[Data entries]
* begin *

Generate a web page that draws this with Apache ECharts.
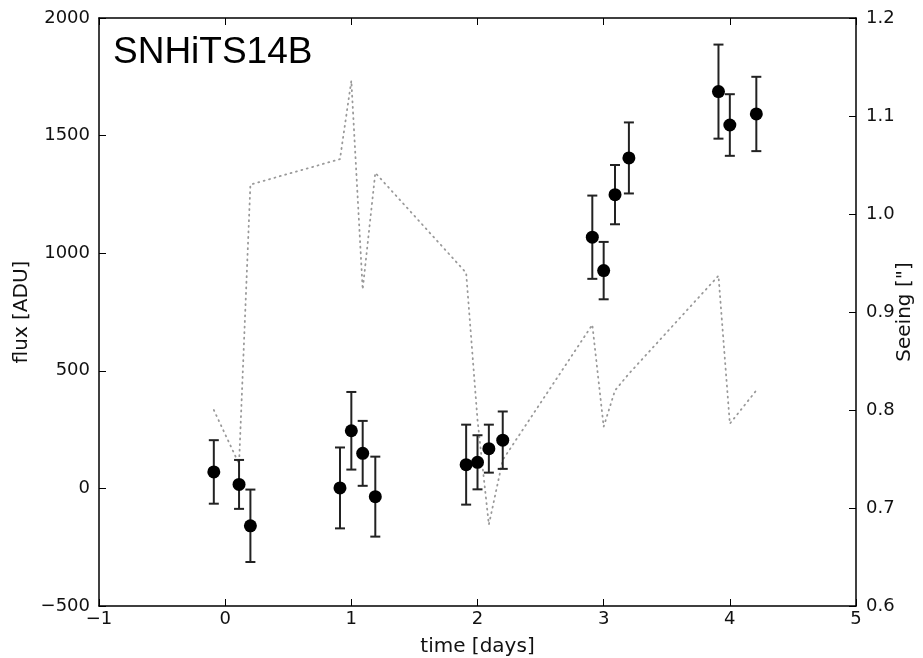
<!DOCTYPE html>
<html>
<head>
<meta charset="utf-8">
<script src="https://cdn.jsdelivr.net/npm/echarts@6/dist/echarts.min.js"></script>
<style>
  html, body { margin: 0; padding: 0; background: #fff; }
  #main { width: 923px; height: 658px; }
</style>
</head>
<body>
<div id="main"></div>
<script>
// observation times [days]
var times = [-0.09, 0.11, 0.20, 0.91, 1.00, 1.09, 1.19, 1.91, 2.00, 2.09, 2.20, 2.91, 3.00, 3.09, 3.20, 3.91, 4.00, 4.21];
// flux [ADU] and its 1-sigma error
var flux = [70, 17, -159, 2, 245, 149, -35, 101, 111, 169, 205, 1068, 926, 1249, 1405, 1687, 1545, 1592];
var fluxErr = [135, 104, 154, 172, 165, 138, 170, 170, 115, 102, 122, 177, 122, 126, 151, 200, 131, 158];
// seeing ["] at the same epochs
var seeing = [0.80, 0.745, 1.03, 1.056, 1.136, 0.923, 1.042, 0.94, 0.79, 0.683, 0.749, 0.887, 0.783, 0.82, 0.837, 0.937, 0.786, 0.82];

var xTicks = [-1, 0, 1, 2, 3, 4, 5];

var fluxPts = times.map(function (t, i) { return [t, flux[i]]; });
var errPts = times.map(function (t, i) { return [t, flux[i] - fluxErr[i], flux[i] + fluxErr[i]]; });
var seeingPts = times.map(function (t, i) { return [t, seeing[i]]; });

function minus(v) { return String(v).replace('-', '\u2212'); }

var tickFont = { fontFamily: 'DejaVu Sans', fontSize: 18, color: '#111' };
var nameFont = { fontFamily: 'DejaVu Sans', fontSize: 20, color: '#111' };

var myChart = echarts.init(document.getElementById('main'));
var option = {
    animation: false,
    backgroundColor: '#fff',
    title: {
        text: 'SNHiTS14B',
        left: 108,
        top: 29,
        textStyle: { fontFamily: 'Liberation Sans', fontSize: 37, fontWeight: 'normal', color: '#000' }
    },
    grid: { left: 99, right: 67, top: 18, bottom: 52, containLabel: false, outerBoundsMode: 'none' },
    xAxis: [{
        type: 'value',
        min: xTicks[0], max: xTicks[xTicks.length - 1], interval: 1,
        name: 'time [days]', nameLocation: 'middle', nameGap: 31, nameMoveOverlap: false,
        nameTextStyle: nameFont,
        axisLine: { onZero: false, lineStyle: { color: '#000', width: 1.5 } },
        axisTick: { inside: true, length: 7, lineStyle: { color: '#000' } },
        axisLabel: Object.assign({ margin: 4, formatter: minus }, tickFont),
        splitLine: { show: false }
    }, {
        type: 'value', position: 'top',
        min: xTicks[0], max: xTicks[xTicks.length - 1], interval: 1,
        axisLine: { onZero: false, lineStyle: { color: '#000', width: 1.5 } },
        axisTick: { inside: true, length: 7, lineStyle: { color: '#000' } },
        axisLabel: { show: false },
        splitLine: { show: false }
    }],
    yAxis: [{
        type: 'value', position: 'left',
        min: -500, max: 2000, interval: 500,
        name: 'flux [ADU]', nameLocation: 'middle', nameGap: 67, nameMoveOverlap: false,
        nameTextStyle: nameFont,
        axisLine: { show: true, onZero: false, lineStyle: { color: '#000', width: 1.5 } },
        axisTick: { show: true, inside: true, length: 7, lineStyle: { color: '#000' } },
        axisLabel: Object.assign({ margin: 9, formatter: minus }, tickFont),
        splitLine: { show: false }
    }, {
        type: 'value', position: 'right',
        min: 0.6, max: 1.2, interval: 0.1,
        name: 'Seeing ["]', nameLocation: 'middle', nameGap: 39, nameRotate: 90, nameMoveOverlap: false,
        nameTextStyle: nameFont,
        axisLine: { show: true, onZero: false, lineStyle: { color: '#000', width: 1.5 } },
        axisTick: { show: true, inside: true, length: 7, lineStyle: { color: '#000' } },
        axisLabel: Object.assign({ margin: 10, formatter: function (v) { return v.toFixed(1); } }, tickFont),
        splitLine: { show: false }
    }],
    series: [{
        name: 'seeing',
        type: 'line',
        xAxisIndex: 0, yAxisIndex: 1,
        data: seeingPts,
        symbol: 'none',
        lineStyle: { color: '#999', width: 1.8, type: [1, 4.6], cap: 'round' },
        z: 1
    }, {
        name: 'error',
        type: 'custom',
        xAxisIndex: 0, yAxisIndex: 0,
        data: errPts,
        renderItem: function (params, api) {
            var lo = api.coord([api.value(0), api.value(1)]);
            var hi = api.coord([api.value(0), api.value(2)]);
            var hw = 5;
            var st = { stroke: '#222', lineWidth: 2 };
            return {
                type: 'group',
                children: [
                    { type: 'line', shape: { x1: lo[0], y1: lo[1], x2: hi[0], y2: hi[1] }, style: st },
                    { type: 'line', shape: { x1: lo[0] - hw, y1: lo[1], x2: lo[0] + hw, y2: lo[1] }, style: st },
                    { type: 'line', shape: { x1: hi[0] - hw, y1: hi[1], x2: hi[0] + hw, y2: hi[1] }, style: st }
                ]
            };
        },
        z: 2
    }, {
        name: 'flux',
        type: 'scatter',
        xAxisIndex: 0, yAxisIndex: 0,
        data: fluxPts,
        symbol: 'circle',
        symbolSize: 13,
        itemStyle: { color: '#000', opacity: 1 },
        z: 3
    }]
};
myChart.setOption(option);
</script>
</body>
</html>
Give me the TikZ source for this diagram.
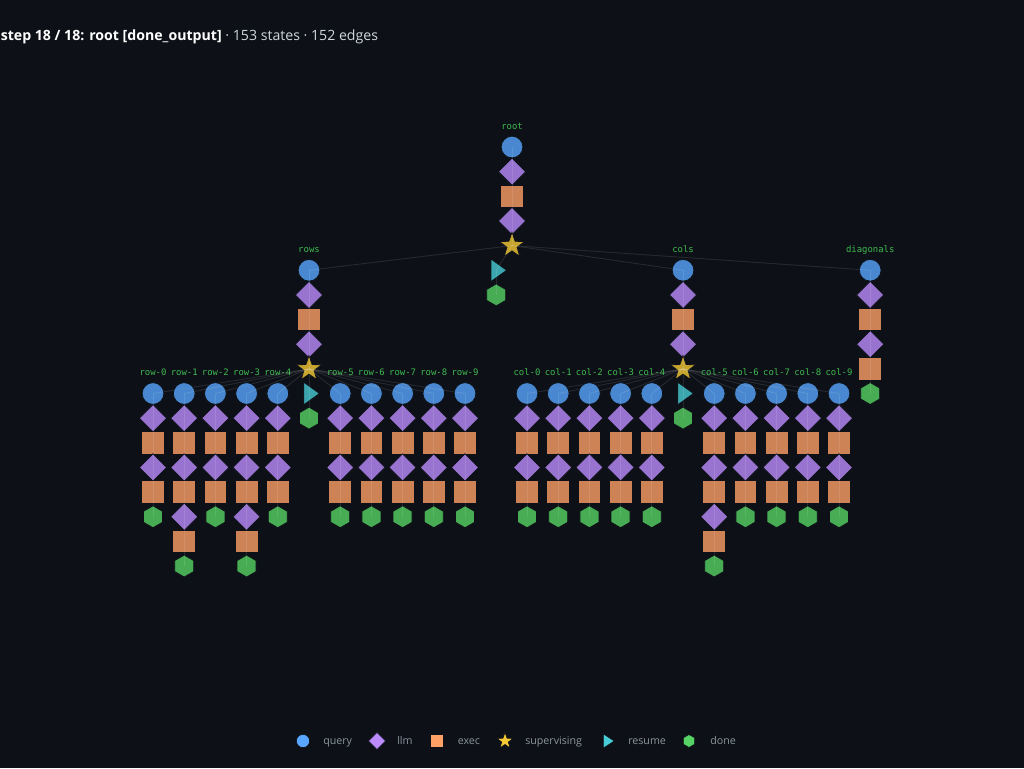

* end *

_EXERCISE AIM_
Restate the records above in full, word for word. Keep pictures out.

_EXERCISE ANSWER_
Generate a web page that draws this with Apache ECharts.
<!DOCTYPE html>
<html>
<head>
<meta charset="utf-8">
<script src="https://cdn.jsdelivr.net/npm/echarts@6/dist/echarts.min.js"></script>
<style>
  html, body { margin: 0; padding: 0; background: #fff; }
  #main { width: 923px; height: 658px; }
</style>
</head>
<body>
<div id="main"></div>
<script>
// observation times [days]
var times = [-0.09, 0.11, 0.20, 0.91, 1.00, 1.09, 1.19, 1.91, 2.00, 2.09, 2.20, 2.91, 3.00, 3.09, 3.20, 3.91, 4.00, 4.21];
// flux [ADU] and its 1-sigma error
var flux = [70, 17, -159, 2, 245, 149, -35, 101, 111, 169, 205, 1068, 926, 1249, 1405, 1687, 1545, 1592];
var fluxErr = [135, 104, 154, 172, 165, 138, 170, 170, 115, 102, 122, 177, 122, 126, 151, 200, 131, 158];
// seeing ["] at the same epochs
var seeing = [0.80, 0.745, 1.03, 1.056, 1.136, 0.923, 1.042, 0.94, 0.79, 0.683, 0.749, 0.887, 0.783, 0.82, 0.837, 0.937, 0.786, 0.82];

var xTicks = [-1, 0, 1, 2, 3, 4, 5];

var fluxPts = times.map(function (t, i) { return [t, flux[i]]; });
var errPts = times.map(function (t, i) { return [t, flux[i] - fluxErr[i], flux[i] + fluxErr[i]]; });
var seeingPts = times.map(function (t, i) { return [t, seeing[i]]; });

function minus(v) { return String(v).replace('-', '\u2212'); }

var tickFont = { fontFamily: 'DejaVu Sans', fontSize: 18, color: '#111' };
var nameFont = { fontFamily: 'DejaVu Sans', fontSize: 20, color: '#111' };

var myChart = echarts.init(document.getElementById('main'));
var option = {
    animation: false,
    backgroundColor: '#fff',
    title: {
        text: 'SNHiTS14B',
        left: 108,
        top: 29,
        textStyle: { fontFamily: 'Liberation Sans', fontSize: 37, fontWeight: 'normal', color: '#000' }
    },
    grid: { left: 99, right: 67, top: 18, bottom: 52, containLabel: false, outerBoundsMode: 'none' },
    xAxis: [{
        type: 'value',
        min: xTicks[0], max: xTicks[xTicks.length - 1], interval: 1,
        name: 'time [days]', nameLocation: 'middle', nameGap: 31, nameMoveOverlap: false,
        nameTextStyle: nameFont,
        axisLine: { onZero: false, lineStyle: { color: '#000', width: 1.5 } },
        axisTick: { inside: true, length: 7, lineStyle: { color: '#000' } },
        axisLabel: Object.assign({ margin: 4, formatter: minus }, tickFont),
        splitLine: { show: false }
    }, {
        type: 'value', position: 'top',
        min: xTicks[0], max: xTicks[xTicks.length - 1], interval: 1,
        axisLine: { onZero: false, lineStyle: { color: '#000', width: 1.5 } },
        axisTick: { inside: true, length: 7, lineStyle: { color: '#000' } },
        axisLabel: { show: false },
        splitLine: { show: false }
    }],
    yAxis: [{
        type: 'value', position: 'left',
        min: -500, max: 2000, interval: 500,
        name: 'flux [ADU]', nameLocation: 'middle', nameGap: 67, nameMoveOverlap: false,
        nameTextStyle: nameFont,
        axisLine: { show: true, onZero: false, lineStyle: { color: '#000', width: 1.5 } },
        axisTick: { show: true, inside: true, length: 7, lineStyle: { color: '#000' } },
        axisLabel: Object.assign({ margin: 9, formatter: minus }, tickFont),
        splitLine: { show: false }
    }, {
        type: 'value', position: 'right',
        min: 0.6, max: 1.2, interval: 0.1,
        name: 'Seeing ["]', nameLocation: 'middle', nameGap: 39, nameRotate: 90, nameMoveOverlap: false,
        nameTextStyle: nameFont,
        axisLine: { show: true, onZero: false, lineStyle: { color: '#000', width: 1.5 } },
        axisTick: { show: true, inside: true, length: 7, lineStyle: { color: '#000' } },
        axisLabel: Object.assign({ margin: 10, formatter: function (v) { return v.toFixed(1); } }, tickFont),
        splitLine: { show: false }
    }],
    series: [{
        name: 'seeing',
        type: 'line',
        xAxisIndex: 0, yAxisIndex: 1,
        data: seeingPts,
        symbol: 'none',
        lineStyle: { color: '#999', width: 1.8, type: [1, 4.6], cap: 'round' },
        z: 1
    }, {
        name: 'error',
        type: 'custom',
        xAxisIndex: 0, yAxisIndex: 0,
        data: errPts,
        renderItem: function (params, api) {
            var lo = api.coord([api.value(0), api.value(1)]);
            var hi = api.coord([api.value(0), api.value(2)]);
            var hw = 5;
            var st = { stroke: '#222', lineWidth: 2 };
            return {
                type: 'group',
                children: [
                    { type: 'line', shape: { x1: lo[0], y1: lo[1], x2: hi[0], y2: hi[1] }, style: st },
                    { type: 'line', shape: { x1: lo[0] - hw, y1: lo[1], x2: lo[0] + hw, y2: lo[1] }, style: st },
                    { type: 'line', shape: { x1: hi[0] - hw, y1: hi[1], x2: hi[0] + hw, y2: hi[1] }, style: st }
                ]
            };
        },
        z: 2
    }, {
        name: 'flux',
        type: 'scatter',
        xAxisIndex: 0, yAxisIndex: 0,
        data: fluxPts,
        symbol: 'circle',
        symbolSize: 13,
        itemStyle: { color: '#000', opacity: 1 },
        z: 3
    }]
};
myChart.setOption(option);
</script>
</body>
</html>
Give me the TikZ source for this diagram.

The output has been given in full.